I downloaded the Codepage plugin Ivan suggested and was able to compile and run a C++/SYCL matrix multiply program from

(Look at the matix multiply programs under the DirectProgrmming subdirectory)

on my RTX A4500. I had to set LD_LIBRARY_PATH to the Nvidia HPC SDK 24.3 cuda libraries though.

However, when I tried to run the equivalent openMP program (had to set the OPENMP_DEFAULT_DEVICE=1 before it actually tried to use the GPU. It was defaulting to 0) it acts like it sees the GPU but says offloads are disabled and then tries to use the CPU but ends up with incorrect results. I think its trying to fall back to using openCL.

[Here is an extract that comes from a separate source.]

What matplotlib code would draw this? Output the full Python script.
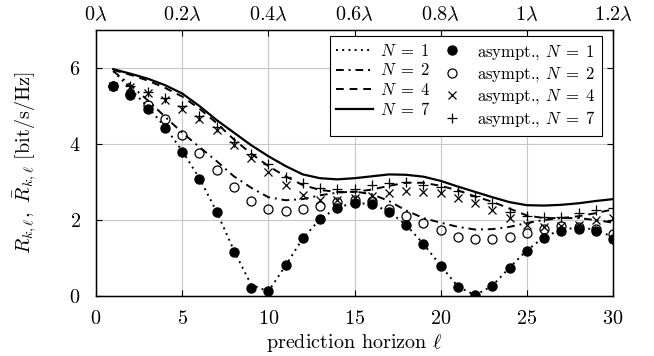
import matplotlib
matplotlib.use("Agg")
import matplotlib.pyplot as plt
from matplotlib.legend_handler import HandlerLine2D

# prediction horizon and rates
ell = list(range(1, 31))

rate_n1 = [5.92, 5.45, 4.98, 4.45, 3.82, 3.10, 2.22, 1.20, 0.30, 0.12,
           0.80, 1.52, 2.02, 2.33, 2.45, 2.42, 2.22, 1.87, 1.37, 0.80,
           0.25, 0.02, 0.27, 0.75, 1.20, 1.55, 1.75, 1.80, 1.75, 1.55]
rate_n2 = [5.92, 5.55, 5.15, 4.72, 4.30, 3.92, 3.55, 3.15, 2.85, 2.60,
           2.52, 2.55, 2.65, 2.72, 2.75, 2.68, 2.50, 2.25, 2.05, 1.93,
           1.82, 1.75, 1.76, 1.82, 1.92, 2.00, 2.05, 2.05, 2.00, 1.93]
rate_n4 = [5.95, 5.82, 5.67, 5.48, 5.25, 4.93, 4.55, 4.12, 3.75, 3.42,
           3.15, 2.92, 2.79, 2.74, 2.74, 2.80, 2.90, 2.98, 2.98, 2.90,
           2.78, 2.62, 2.48, 2.30, 2.12, 2.05, 2.05, 2.10, 2.18, 2.28]
rate_n7 = [5.97, 5.85, 5.72, 5.55, 5.33, 5.00, 4.63, 4.30, 3.97, 3.68,
           3.42, 3.20, 3.10, 3.07, 3.10, 3.15, 3.20, 3.19, 3.14, 3.03,
           2.88, 2.74, 2.60, 2.47, 2.39, 2.38, 2.40, 2.44, 2.50, 2.55]

asym_n1 = [5.53, 5.29, 4.91, 4.41, 3.80, 3.07, 2.20, 1.17, 0.22, 0.12,
           0.81, 1.52, 2.02, 2.31, 2.44, 2.41, 2.21, 1.86, 1.37, 0.80,
           0.25, 0.02, 0.26, 0.74, 1.18, 1.52, 1.71, 1.76, 1.70, 1.49]
asym_n2 = [5.53, 5.31, 5.03, 4.66, 4.24, 3.77, 3.32, 2.86, 2.51, 2.29,
           2.25, 2.29, 2.38, 2.48, 2.52, 2.50, 2.30, 2.10, 1.93, 1.74,
           1.56, 1.49, 1.49, 1.54, 1.66, 1.77, 1.83, 1.82, 1.76, 1.62]
asym_n4 = [5.53, 5.50, 5.34, 5.17, 4.93, 4.65, 4.36, 3.98, 3.63, 3.26,
           2.92, 2.66, 2.52, 2.52, 2.58, 2.63, 2.72, 2.76, 2.74, 2.70,
           2.59, 2.44, 2.26, 2.04, 1.87, 1.82, 1.83, 1.88, 1.99, 2.04]
asym_n7 = [5.53, 5.52, 5.38, 5.22, 5.00, 4.73, 4.45, 4.06, 3.75, 3.47,
           3.14, 2.97, 2.85, 2.81, 2.82, 2.92, 2.97, 2.99, 2.93, 2.86,
           2.76, 2.62, 2.46, 2.22, 2.11, 2.07, 2.08, 2.18, 2.26, 2.31]

x_ticks = [0, 5, 10, 15, 20, 25, 30]
top_labels = [r"$0\lambda$", r"$0.2\lambda$", r"$0.4\lambda$", r"$0.6\lambda$",
              r"$0.8\lambda$", r"$1\lambda$", r"$1.2\lambda$"]
y_ticks = [0, 2, 4, 6]

plt.rcParams["font.family"] = "serif"
plt.rcParams["font.serif"] = ["cmr10"]
plt.rcParams["mathtext.fontset"] = "cm"
plt.rcParams["axes.formatter.use_mathtext"] = True
plt.rcParams["font.size"] = 14.5


class RightMarker(HandlerLine2D):
    # marker sits at right end of handle, close to the text
    def get_xdata(self, legend, xdescent, ydescent, width, height, fontsize):
        xd, xm = super().get_xdata(legend, xdescent, ydescent, width, height, fontsize)
        return xd, [-xdescent + width - 5]


fig = plt.figure(figsize=(6.54, 3.56), dpi=100)
ax = fig.add_axes([0.1468, 0.1685, 0.7905, 0.7472])

lw = 1.4
l1, = ax.plot(ell, rate_n1, color="k", lw=lw, dashes=(1.0, 2.2), label=r"$N\;=\;1$")
l2, = ax.plot(ell, rate_n2, color="k", lw=lw, dashes=(4, 2.5, 1, 2.5), label=r"$N\;=\;2$")
l4, = ax.plot(ell, rate_n4, color="k", lw=lw, dashes=(4, 3), label=r"$N\;=\;4$")
l7, = ax.plot(ell, rate_n7, color="k", lw=1.6, label=r"$N\;=\;7$")

m1, = ax.plot(ell, asym_n1, ls="none", marker="o", ms=6.5, color="k",
              label=r"asympt., $N\;=\;1$", zorder=3)
m2, = ax.plot(ell, asym_n2, ls="none", marker="o", ms=6.5, mfc="none", mec="k",
              mew=0.9, label=r"asympt., $N\;=\;2$", zorder=3)
m4, = ax.plot(ell, asym_n4, ls="none", marker="x", ms=5.5, color="k", mew=0.9,
              label=r"asympt., $N\;=\;4$", zorder=3)
m7, = ax.plot(ell, asym_n7, ls="none", marker="+", ms=7, color="k", mew=0.9,
              label=r"asympt., $N\;=\;7$", zorder=3)

ax.set_xlim(0, 30)
ax.set_ylim(0, 7)
ax.set_xticks(x_ticks)
ax.set_yticks(y_ticks)
ax.grid(True, color="#c8c8c8", lw=0.8)
ax.set_axisbelow(True)
ax.tick_params(direction="in", length=4, width=0.8, right=True)
ax.tick_params(axis="y", pad=11)
ax.tick_params(axis="x", pad=10)
for s in ax.spines.values():
    s.set_linewidth(1.0)

ax2 = ax.twiny()
ax2.set_xlim(ax.get_xlim())
ax2.set_xticks(x_ticks)
ax2.set_xticklabels(top_labels)
ax2.tick_params(direction="in", length=4, width=0.8, pad=4)

ax.set_xlabel(r"prediction horizon $\ell$", labelpad=3)
ax.set_ylabel(r"$R_{k,\ell},\ \bar{R}_{k,\ell}$ [bit/s/Hz]", labelpad=22)

handles = [l1, l2, l4, l7, m1, m2, m4, m7]
hmap = {m: RightMarker(numpoints=1) for m in [m1, m2, m4, m7]}
leg = ax.legend(handles=handles, ncol=2, loc="upper right",
                bbox_to_anchor=(0.9787, 0.9774), borderaxespad=0,
                fancybox=False, edgecolor="k", framealpha=1, fontsize=12,
                handlelength=2.2, handletextpad=0.4, columnspacing=0.2,
                labelspacing=0.2, borderpad=0.4, handler_map=hmap)
leg.get_frame().set_linewidth(0.8)

fig.savefig("out.png", dpi=100)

Here is the last lines of output with LIBOMPTARGET_DEBUG=1

The default device id: 1
Libomptarget → Call to omp_get_num_devices returning 1
Libomptarget → Entering target region for device 1 with entry point 0x0000000000403483
Libomptarget → Call to omp_get_num_devices returning 1
Libomptarget → Default TARGET OFFLOAD policy is now mandatory (devices were found)
Libomptarget → Call to omp_get_num_devices returning 1
Libomptarget → Call to omp_get_num_devices returning 1
Libomptarget → Call to omp_get_initial_device returning 1
Libomptarget → Device is host (1), returning as if offload is disabled
Libomptarget → Not offloading to device 1
Result of matrix multiplication using GPU offloading: Fail - The result is incorrect for element: [0, 0], expected: 45150, but found: 140534
Fail - The result is incorrect for element: [0, 1], expected: 45150, but found: 153417
Fail - The result is incorrect for element: [0, 2], expected: 45150, but found: 159191
Fail - The result is incorrect for element: [0, 3], expected: 45150, but found: 251518
Fail - The result is incorrect for element: [0, 4], expected: 45150, but found: 253624
Fail - The results mismatch!
Libomptarget → Unloading target library!
Libomptarget → Clearing Interop Table
Libomptarget → Unregistered image 0x00000000004038a0 from RTL 0x0000000000fc3350!
Libomptarget → Done unregistering images!
Libomptarget → Removing translation table for descriptor 0x0000000000403880
Libomptarget → Done unregistering library!
Target OPENCL RTL → Deinit OpenCL plugin!
Target OPENCL RTL → Closed RTL successfully
Libomptarget → Deinit target library

Still no luck with Fortran. The Codepage software is a plugin for the C++ compiler and probably is not visible in any form to Fortran (other than wrapping C++ code and calling it from Fortran). So I think the current status for using NVIDIA GPUs is that if you want to use SYCL you can make something work with a lot of effort. It looks like using openMP might not be doable.